Work to be completed:
Below is a listing to transcribe in full and exactly; keep the pictures out.

+++

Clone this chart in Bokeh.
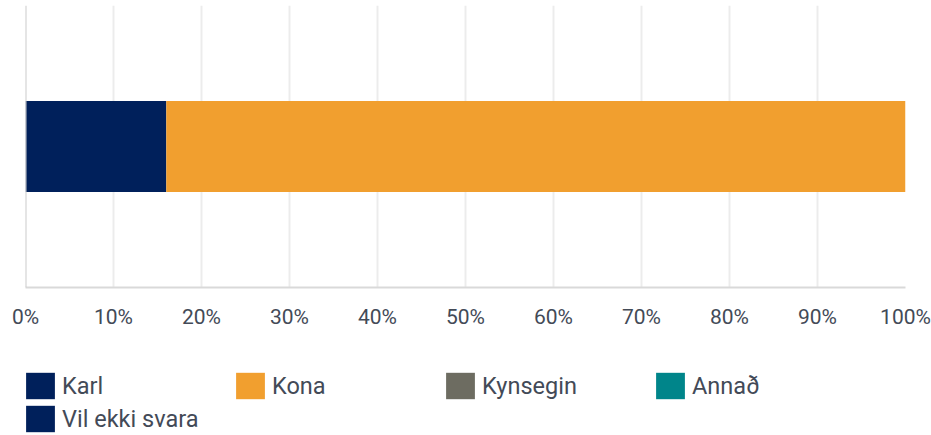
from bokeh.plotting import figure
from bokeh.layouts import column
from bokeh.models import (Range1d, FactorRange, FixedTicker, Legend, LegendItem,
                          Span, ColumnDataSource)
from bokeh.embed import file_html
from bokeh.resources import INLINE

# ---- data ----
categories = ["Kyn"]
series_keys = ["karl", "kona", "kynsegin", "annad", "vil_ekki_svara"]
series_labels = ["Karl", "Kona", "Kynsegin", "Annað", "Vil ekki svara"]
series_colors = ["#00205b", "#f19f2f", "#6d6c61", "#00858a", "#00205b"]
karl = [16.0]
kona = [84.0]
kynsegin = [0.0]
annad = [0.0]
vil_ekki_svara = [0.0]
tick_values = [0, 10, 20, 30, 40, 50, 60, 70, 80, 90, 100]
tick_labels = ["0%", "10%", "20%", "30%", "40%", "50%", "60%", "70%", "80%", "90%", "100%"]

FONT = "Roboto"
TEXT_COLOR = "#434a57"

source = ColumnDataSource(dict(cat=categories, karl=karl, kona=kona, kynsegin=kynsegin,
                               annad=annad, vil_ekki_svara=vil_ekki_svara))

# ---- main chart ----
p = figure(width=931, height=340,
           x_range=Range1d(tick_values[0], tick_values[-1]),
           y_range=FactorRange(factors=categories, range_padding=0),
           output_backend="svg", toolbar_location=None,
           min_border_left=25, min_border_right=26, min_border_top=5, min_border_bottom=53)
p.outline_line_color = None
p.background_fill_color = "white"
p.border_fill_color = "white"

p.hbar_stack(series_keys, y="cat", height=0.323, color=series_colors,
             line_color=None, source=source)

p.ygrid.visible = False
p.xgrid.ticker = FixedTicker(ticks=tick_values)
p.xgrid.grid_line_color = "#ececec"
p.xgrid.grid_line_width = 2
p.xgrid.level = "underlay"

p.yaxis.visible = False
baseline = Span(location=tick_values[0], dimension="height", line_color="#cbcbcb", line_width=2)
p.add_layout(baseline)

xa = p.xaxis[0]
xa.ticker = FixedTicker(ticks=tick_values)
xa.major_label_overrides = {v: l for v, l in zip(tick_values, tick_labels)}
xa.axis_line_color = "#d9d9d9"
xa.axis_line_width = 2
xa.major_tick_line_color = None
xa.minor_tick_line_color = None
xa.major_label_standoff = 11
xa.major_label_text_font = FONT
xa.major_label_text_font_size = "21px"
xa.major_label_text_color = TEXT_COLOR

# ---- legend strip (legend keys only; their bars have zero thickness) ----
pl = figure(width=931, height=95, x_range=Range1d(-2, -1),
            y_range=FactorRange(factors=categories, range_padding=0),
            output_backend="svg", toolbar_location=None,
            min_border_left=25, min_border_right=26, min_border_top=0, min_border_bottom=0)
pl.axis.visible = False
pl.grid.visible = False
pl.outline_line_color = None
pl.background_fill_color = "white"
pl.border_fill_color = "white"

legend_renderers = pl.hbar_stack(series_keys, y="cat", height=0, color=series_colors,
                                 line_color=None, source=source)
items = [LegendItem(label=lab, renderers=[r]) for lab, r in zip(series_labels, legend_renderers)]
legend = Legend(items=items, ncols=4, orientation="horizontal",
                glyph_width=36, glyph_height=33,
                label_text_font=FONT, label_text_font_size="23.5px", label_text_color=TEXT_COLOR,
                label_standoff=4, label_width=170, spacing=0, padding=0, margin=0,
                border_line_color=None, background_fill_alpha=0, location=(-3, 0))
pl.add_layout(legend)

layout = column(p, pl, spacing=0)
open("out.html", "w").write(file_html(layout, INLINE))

+++

The reply:
Clone this chart in Bokeh.
from bokeh.plotting import figure
from bokeh.layouts import column
from bokeh.models import (Range1d, FactorRange, FixedTicker, Legend, LegendItem,
                          Span, ColumnDataSource)
from bokeh.embed import file_html
from bokeh.resources import INLINE

# ---- data ----
categories = ["Kyn"]
series_keys = ["karl", "kona", "kynsegin", "annad", "vil_ekki_svara"]
series_labels = ["Karl", "Kona", "Kynsegin", "Annað", "Vil ekki svara"]
series_colors = ["#00205b", "#f19f2f", "#6d6c61", "#00858a", "#00205b"]
karl = [16.0]
kona = [84.0]
kynsegin = [0.0]
annad = [0.0]
vil_ekki_svara = [0.0]
tick_values = [0, 10, 20, 30, 40, 50, 60, 70, 80, 90, 100]
tick_labels = ["0%", "10%", "20%", "30%", "40%", "50%", "60%", "70%", "80%", "90%", "100%"]

FONT = "Roboto"
TEXT_COLOR = "#434a57"

source = ColumnDataSource(dict(cat=categories, karl=karl, kona=kona, kynsegin=kynsegin,
                               annad=annad, vil_ekki_svara=vil_ekki_svara))

# ---- main chart ----
p = figure(width=931, height=340,
           x_range=Range1d(tick_values[0], tick_values[-1]),
           y_range=FactorRange(factors=categories, range_padding=0),
           output_backend="svg", toolbar_location=None,
           min_border_left=25, min_border_right=26, min_border_top=5, min_border_bottom=53)
p.outline_line_color = None
p.background_fill_color = "white"
p.border_fill_color = "white"

p.hbar_stack(series_keys, y="cat", height=0.323, color=series_colors,
             line_color=None, source=source)

p.ygrid.visible = False
p.xgrid.ticker = FixedTicker(ticks=tick_values)
p.xgrid.grid_line_color = "#ececec"
p.xgrid.grid_line_width = 2
p.xgrid.level = "underlay"

p.yaxis.visible = False
baseline = Span(location=tick_values[0], dimension="height", line_color="#cbcbcb", line_width=2)
p.add_layout(baseline)

xa = p.xaxis[0]
xa.ticker = FixedTicker(ticks=tick_values)
xa.major_label_overrides = {v: l for v, l in zip(tick_values, tick_labels)}
xa.axis_line_color = "#d9d9d9"
xa.axis_line_width = 2
xa.major_tick_line_color = None
xa.minor_tick_line_color = None
xa.major_label_standoff = 11
xa.major_label_text_font = FONT
xa.major_label_text_font_size = "21px"
xa.major_label_text_color = TEXT_COLOR

# ---- legend strip (legend keys only; their bars have zero thickness) ----
pl = figure(width=931, height=95, x_range=Range1d(-2, -1),
            y_range=FactorRange(factors=categories, range_padding=0),
            output_backend="svg", toolbar_location=None,
            min_border_left=25, min_border_right=26, min_border_top=0, min_border_bottom=0)
pl.axis.visible = False
pl.grid.visible = False
pl.outline_line_color = None
pl.background_fill_color = "white"
pl.border_fill_color = "white"

legend_renderers = pl.hbar_stack(series_keys, y="cat", height=0, color=series_colors,
                                 line_color=None, source=source)
items = [LegendItem(label=lab, renderers=[r]) for lab, r in zip(series_labels, legend_renderers)]
legend = Legend(items=items, ncols=4, orientation="horizontal",
                glyph_width=36, glyph_height=33,
                label_text_font=FONT, label_text_font_size="23.5px", label_text_color=TEXT_COLOR,
                label_standoff=4, label_width=170, spacing=0, padding=0, margin=0,
                border_line_color=None, background_fill_alpha=0, location=(-3, 0))
pl.add_layout(legend)

layout = column(p, pl, spacing=0)
open("out.html", "w").write(file_html(layout, INLINE))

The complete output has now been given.